Stellar streams have been a promising tool to study the structures and accretion history of the Milky Way (MW).The progenitors of stellar streams are dwarf galaxies or globular clusters that fell into the potential well of the MW in the past, having their stars stripped out along their orbits. Interaction of a stream with a low-mass subhalo shows that it creates a discontinuity in the stream’s orbital energy distribution, which will later evolve into a gap or fluctuations in surface density of stars along the stream. These low-mass subhalos, which are otherwise dark, cannot be detected by direct observation. However, their existence is crucial in constraining the temperature of dark matter models. We study simulated streams in cosmological hydrodynamical simulations to model stream-subhalo interactions that will estimate the mass profile of interacting subhalos. We have done the following research in order to work towards that goal.

The Galaxy Progenitors of Stellar Streams around MW-mass Galaxies in the FIRE cosmological simulations

We study and try to characterize progenitors of tidal streams in FIRE-2 cosmological simulations.

how to pick out stellar streams

We identify stream candidates by picking out objects that are bound between 2.7 to 6.5 Gyr ago and are within present day’s virial radius of the host. Then, these candidates are classified into 3 catagories: satellite, phase-mixed object and stream. Satellites are ruled out by their compact sizes.

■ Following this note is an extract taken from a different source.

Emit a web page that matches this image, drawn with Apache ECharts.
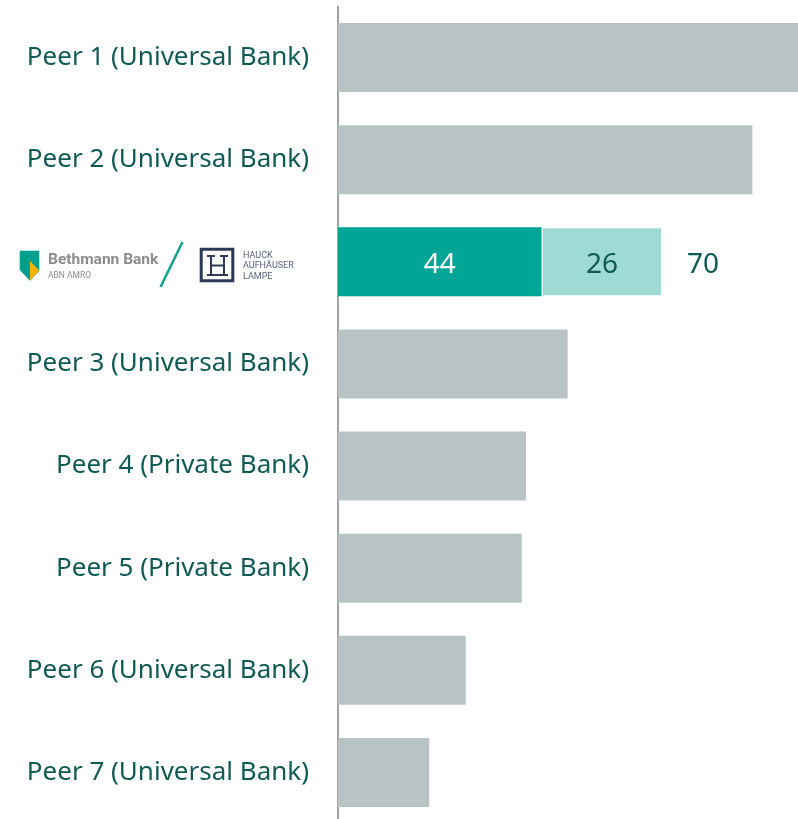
<!DOCTYPE html>
<html>
<head>
<meta charset="utf-8">
<script src="https://cdn.jsdelivr.net/npm/echarts@6/dist/echarts.min.js"></script>
<style>
  html, body { margin: 0; padding: 0; background: #fff; }
  #chart { width: 798px; height: 819px; }
</style>
</head>
<body>
<div id="chart"></div>
<script>
const categories = [
  "Peer 1 (Universal Bank)",
  "Peer 2 (Universal Bank)",
  "Bethmann Bank / Hauck Aufhäuser Lampe",
  "Peer 3 (Universal Bank)",
  "Peer 4 (Private Bank)",
  "Peer 5 (Private Bank)",
  "Peer 6 (Universal Bank)",
  "Peer 7 (Universal Bank)"
];
const peerValues = [99.5, 89.5, null, 49.6, 40.6, 39.7, 27.6, 19.7];
const bethmannValues = [null, null, 44, null, null, null, null, null];
const halValues = [null, null, 26, null, null, null, null, null];
const totalValues = [null, null, 70, null, null, null, null, null];
const logoIndex = 2;

const textColor = "#0f5a55";
const labelFont = "Noto Sans";
const navy = "#2c3a55";

// Initialize ECharts instance
const chart = echarts.init(document.getElementById("chart"));

// logo drawn in place of the third axis label (absolute pixel coords)
const halLines = [
  [207, 256, 215, 256],
  [211, 256, 211, 275],
  [207, 275, 228, 275],
  [211, 265.5, 224, 265.5],
  [224, 256, 224, 275],
  [220, 256, 228, 256]
];
const logo = {
  type: "group",
  children: [
    { type: "polygon", shape: { points: [[19.7, 250.7], [39.3, 250.7], [39.3, 271], [30, 280.7], [19.7, 270]] }, style: { fill: "#00a08e" } },
    { type: "polygon", shape: { points: [[30, 261], [39.3, 270.5], [30, 280.5]] }, style: { fill: "#f7b500" } },
    { type: "text", x: 48, y: 260.5, style: { text: "Bethmann Bank", font: "bold 15.5px 'Roboto'", fill: "#8c8c8c", verticalAlign: "middle" } },
    { type: "text", x: 48, y: 275.5, style: { text: "ABN AMRO", font: "8.5px 'Roboto'", fill: "#8c8c8c", verticalAlign: "middle" } },
    { type: "line", shape: { x1: 182.5, y1: 242, x2: 160.5, y2: 287 }, style: { stroke: "#12a08f", lineWidth: 2.5 } },
    { type: "rect", shape: { x: 201.2, y: 249.2, width: 31.6, height: 31.6 }, style: { fill: "none", stroke: navy, lineWidth: 3 } }
  ].concat(halLines.map(l => ({
    type: "line",
    shape: { x1: l[0], y1: l[1], x2: l[2], y2: l[3] },
    style: { stroke: navy, lineWidth: 2 }
  }))).concat([
    { type: "text", x: 243, y: 255.5, style: { text: "HAUCK", font: "9px 'Roboto'", fill: "#55627d", verticalAlign: "middle" } },
    { type: "text", x: 243, y: 266, style: { text: "AUFHÄUSER", font: "9px 'Roboto'", fill: "#55627d", verticalAlign: "middle" } },
    { type: "text", x: 243, y: 276.5, style: { text: "LAMPE", font: "9px 'Roboto'", fill: "#55627d", verticalAlign: "middle" } }
  ])
};

const valueLabel = {
  show: true,
  fontSize: 28,
  fontFamily: labelFont,
  offset: [0, 3.5]
};

const options = {
  animation: false,
  grid: { left: 338, top: 6.5, width: 463, height: 817, outerBoundsMode: "none" },
  xAxis: {
    type: "value",
    min: 0,
    max: 100,
    show: false
  },
  yAxis: {
    type: "category",
    data: categories,
    inverse: true,
    axisLine: { show: true, lineStyle: { color: "#a3a3a3", width: 2 } },
    axisTick: { show: false },
    axisLabel: {
      margin: 29,
      fontSize: 26,
      fontFamily: labelFont,
      color: textColor,
      padding: [8, 0, 0, 0],
      formatter: (v, i) => (i === logoIndex ? "" : v)
    }
  },
  graphic: [logo],
  series: [
    {
      type: "bar",
      stack: "a",
      data: peerValues,
      barWidth: 69,
      itemStyle: { color: "#b8c3c6" }
    },
    {
      type: "bar",
      stack: "a",
      data: bethmannValues,
      barWidth: 69,
      itemStyle: { color: "#00a595" },
      label: Object.assign({}, valueLabel, { position: "inside", color: "#ffffff" })
    },
    {
      type: "bar",
      stack: "a",
      data: halValues,
      barWidth: 69,
      itemStyle: { color: "#9fdbd5", borderColor: "#ffffff", borderWidth: 1 },
      label: Object.assign({}, valueLabel, { position: "inside", color: textColor })
    },
    {
      type: "bar",
      stack: "a",
      data: totalValues.map(v => (v == null ? null : 0)),
      barWidth: 69,
      itemStyle: { color: "transparent" },
      label: Object.assign({}, valueLabel, {
        position: "right",
        distance: 25,
        color: textColor,
        formatter: p => totalValues[p.dataIndex]
      })
    }
  ]
};

// Set options and render the chart
chart.setOption(options);
</script>
</body>
</html>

We rule out phase-mixed objects by a criterion on the local velocity dispersion shown in the plot as a black dashed line where sample objects that were classified by eye as phase-mixed and stream are plotted in orange and blue, respectively.

key results

1. Present-day satellite galaxies are good proxies for stellar stream progenitors.
2. The order in which infall, quenching, and tidal disruption occur for progenitors of stellar streams varies with stellar mass.
3. The orientation of the galactic disk affects the orbital distributions of all surviving subhalos (luminious or dark), dwarf galaxies and stream progenitors
4. For streams that form more than 6–8 Gyr ago, the non-adiabatic evolution of the global potential during the early, chaotic phase of the formation of the host galaxy determines how quickly streams become phase-mixed with the host.
5. Orbital-phase-dependent fluctuations complicate using the velocity dispersion to estimate the mass of a stream progenitor.

Unwrapping Streams in Realistic MW Potential

Canonical transformation allows us to be able to represent stellar streams in action-angle coordinates. Stream members are expected to cluster in action space (see Wu et al. including Panithanpaisal for the degree of clustering and how well we can recover streams in this dataset in action space). Moreover, we confirmed that these simulated streams also appear as line overdensities in angle space, eventhough these streams evolve under time-dependent, non-axisymmetric potential. Using this fact, we are able to disentangle streams that have multiple wraps to get exact phase for each star particle.